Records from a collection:
* BEGIN *
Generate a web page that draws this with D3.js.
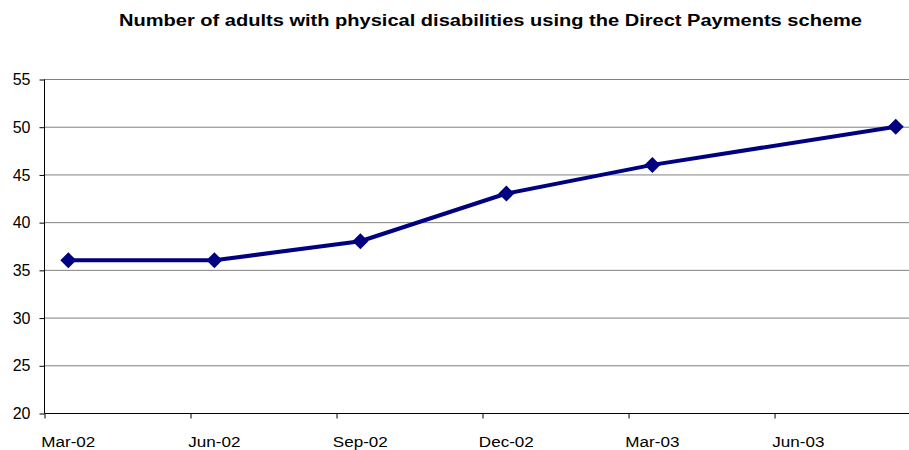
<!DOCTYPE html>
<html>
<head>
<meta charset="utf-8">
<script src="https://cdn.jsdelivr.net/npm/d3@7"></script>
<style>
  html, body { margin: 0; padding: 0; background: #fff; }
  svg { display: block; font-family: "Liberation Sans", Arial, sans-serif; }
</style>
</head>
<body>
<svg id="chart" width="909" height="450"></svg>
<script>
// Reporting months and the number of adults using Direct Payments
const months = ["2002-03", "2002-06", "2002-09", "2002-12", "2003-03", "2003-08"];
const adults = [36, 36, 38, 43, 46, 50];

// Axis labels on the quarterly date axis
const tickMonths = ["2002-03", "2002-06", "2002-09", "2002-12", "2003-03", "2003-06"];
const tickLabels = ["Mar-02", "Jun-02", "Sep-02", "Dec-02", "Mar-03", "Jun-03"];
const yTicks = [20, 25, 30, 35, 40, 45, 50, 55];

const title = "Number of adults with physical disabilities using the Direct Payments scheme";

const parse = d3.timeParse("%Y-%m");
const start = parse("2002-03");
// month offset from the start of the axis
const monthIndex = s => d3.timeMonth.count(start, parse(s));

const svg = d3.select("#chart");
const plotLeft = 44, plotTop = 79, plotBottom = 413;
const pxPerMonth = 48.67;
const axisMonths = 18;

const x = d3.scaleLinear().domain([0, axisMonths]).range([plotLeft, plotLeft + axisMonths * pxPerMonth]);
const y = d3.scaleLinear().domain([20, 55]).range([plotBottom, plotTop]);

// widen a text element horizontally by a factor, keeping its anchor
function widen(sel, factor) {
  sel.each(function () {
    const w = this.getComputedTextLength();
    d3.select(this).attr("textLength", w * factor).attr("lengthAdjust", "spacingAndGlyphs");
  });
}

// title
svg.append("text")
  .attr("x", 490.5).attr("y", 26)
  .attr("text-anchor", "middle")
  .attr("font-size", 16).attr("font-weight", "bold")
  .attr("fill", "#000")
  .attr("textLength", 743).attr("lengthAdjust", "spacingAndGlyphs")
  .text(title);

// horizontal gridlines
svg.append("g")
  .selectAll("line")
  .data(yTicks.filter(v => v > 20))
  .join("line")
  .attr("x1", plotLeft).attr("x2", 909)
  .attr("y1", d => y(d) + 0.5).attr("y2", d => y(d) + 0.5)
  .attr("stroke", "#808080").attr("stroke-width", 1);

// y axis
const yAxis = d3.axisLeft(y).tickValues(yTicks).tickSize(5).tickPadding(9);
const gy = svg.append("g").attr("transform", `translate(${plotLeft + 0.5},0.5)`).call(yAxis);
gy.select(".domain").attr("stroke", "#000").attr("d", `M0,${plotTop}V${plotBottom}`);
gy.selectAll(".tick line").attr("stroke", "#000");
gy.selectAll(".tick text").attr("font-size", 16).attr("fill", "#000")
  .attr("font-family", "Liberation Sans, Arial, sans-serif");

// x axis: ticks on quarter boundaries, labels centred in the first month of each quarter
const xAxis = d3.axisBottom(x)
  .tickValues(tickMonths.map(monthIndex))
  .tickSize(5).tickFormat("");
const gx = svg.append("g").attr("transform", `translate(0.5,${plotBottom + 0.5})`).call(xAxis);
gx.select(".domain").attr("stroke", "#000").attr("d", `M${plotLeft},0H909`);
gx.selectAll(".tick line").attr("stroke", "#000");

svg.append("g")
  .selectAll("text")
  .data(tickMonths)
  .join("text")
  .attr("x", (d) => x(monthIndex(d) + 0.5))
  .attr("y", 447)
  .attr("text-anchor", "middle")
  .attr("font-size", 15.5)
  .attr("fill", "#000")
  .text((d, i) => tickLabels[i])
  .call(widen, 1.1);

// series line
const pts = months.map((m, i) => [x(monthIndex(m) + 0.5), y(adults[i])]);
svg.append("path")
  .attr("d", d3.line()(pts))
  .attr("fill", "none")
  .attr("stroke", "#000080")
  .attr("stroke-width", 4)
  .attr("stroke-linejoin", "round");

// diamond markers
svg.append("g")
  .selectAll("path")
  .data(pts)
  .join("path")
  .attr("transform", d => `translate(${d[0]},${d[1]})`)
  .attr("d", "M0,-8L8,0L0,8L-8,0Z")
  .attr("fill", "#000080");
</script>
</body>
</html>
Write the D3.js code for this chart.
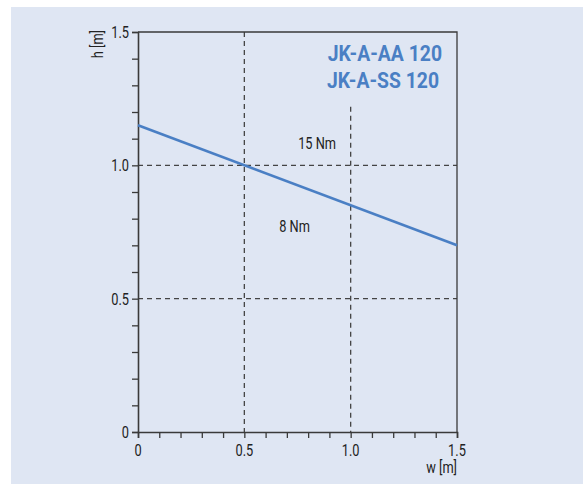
* END *
▶ Task directions
Pictures stay out; repeat all the rest of the records exactly.

▶ Expected answer
Generate a web page that draws this with D3.js.
<!DOCTYPE html>
<html>
<head>
<meta charset="utf-8">
<script src="https://cdn.jsdelivr.net/npm/d3@7"></script>
<style>
  html, body { margin: 0; padding: 0; background: #fff; }
  svg { display: block; font-family: "Liberation Sans", Arial, sans-serif; }
</style>
</head>
<body>
<svg id="chart" width="909" height="450"></svg>
<script>
// Reporting months and the number of adults using Direct Payments
const months = ["2002-03", "2002-06", "2002-09", "2002-12", "2003-03", "2003-08"];
const adults = [36, 36, 38, 43, 46, 50];

// Axis labels on the quarterly date axis
const tickMonths = ["2002-03", "2002-06", "2002-09", "2002-12", "2003-03", "2003-06"];
const tickLabels = ["Mar-02", "Jun-02", "Sep-02", "Dec-02", "Mar-03", "Jun-03"];
const yTicks = [20, 25, 30, 35, 40, 45, 50, 55];

const title = "Number of adults with physical disabilities using the Direct Payments scheme";

const parse = d3.timeParse("%Y-%m");
const start = parse("2002-03");
// month offset from the start of the axis
const monthIndex = s => d3.timeMonth.count(start, parse(s));

const svg = d3.select("#chart");
const plotLeft = 44, plotTop = 79, plotBottom = 413;
const pxPerMonth = 48.67;
const axisMonths = 18;

const x = d3.scaleLinear().domain([0, axisMonths]).range([plotLeft, plotLeft + axisMonths * pxPerMonth]);
const y = d3.scaleLinear().domain([20, 55]).range([plotBottom, plotTop]);

// widen a text element horizontally by a factor, keeping its anchor
function widen(sel, factor) {
  sel.each(function () {
    const w = this.getComputedTextLength();
    d3.select(this).attr("textLength", w * factor).attr("lengthAdjust", "spacingAndGlyphs");
  });
}

// title
svg.append("text")
  .attr("x", 490.5).attr("y", 26)
  .attr("text-anchor", "middle")
  .attr("font-size", 16).attr("font-weight", "bold")
  .attr("fill", "#000")
  .attr("textLength", 743).attr("lengthAdjust", "spacingAndGlyphs")
  .text(title);

// horizontal gridlines
svg.append("g")
  .selectAll("line")
  .data(yTicks.filter(v => v > 20))
  .join("line")
  .attr("x1", plotLeft).attr("x2", 909)
  .attr("y1", d => y(d) + 0.5).attr("y2", d => y(d) + 0.5)
  .attr("stroke", "#808080").attr("stroke-width", 1);

// y axis
const yAxis = d3.axisLeft(y).tickValues(yTicks).tickSize(5).tickPadding(9);
const gy = svg.append("g").attr("transform", `translate(${plotLeft + 0.5},0.5)`).call(yAxis);
gy.select(".domain").attr("stroke", "#000").attr("d", `M0,${plotTop}V${plotBottom}`);
gy.selectAll(".tick line").attr("stroke", "#000");
gy.selectAll(".tick text").attr("font-size", 16).attr("fill", "#000")
  .attr("font-family", "Liberation Sans, Arial, sans-serif");

// x axis: ticks on quarter boundaries, labels centred in the first month of each quarter
const xAxis = d3.axisBottom(x)
  .tickValues(tickMonths.map(monthIndex))
  .tickSize(5).tickFormat("");
const gx = svg.append("g").attr("transform", `translate(0.5,${plotBottom + 0.5})`).call(xAxis);
gx.select(".domain").attr("stroke", "#000").attr("d", `M${plotLeft},0H909`);
gx.selectAll(".tick line").attr("stroke", "#000");

svg.append("g")
  .selectAll("text")
  .data(tickMonths)
  .join("text")
  .attr("x", (d) => x(monthIndex(d) + 0.5))
  .attr("y", 447)
  .attr("text-anchor", "middle")
  .attr("font-size", 15.5)
  .attr("fill", "#000")
  .text((d, i) => tickLabels[i])
  .call(widen, 1.1);

// series line
const pts = months.map((m, i) => [x(monthIndex(m) + 0.5), y(adults[i])]);
svg.append("path")
  .attr("d", d3.line()(pts))
  .attr("fill", "none")
  .attr("stroke", "#000080")
  .attr("stroke-width", 4)
  .attr("stroke-linejoin", "round");

// diamond markers
svg.append("g")
  .selectAll("path")
  .data(pts)
  .join("path")
  .attr("transform", d => `translate(${d[0]},${d[1]})`)
  .attr("d", "M0,-8L8,0L0,8L-8,0Z")
  .attr("fill", "#000080");
</script>
</body>
</html>
Write the D3.js code for this chart.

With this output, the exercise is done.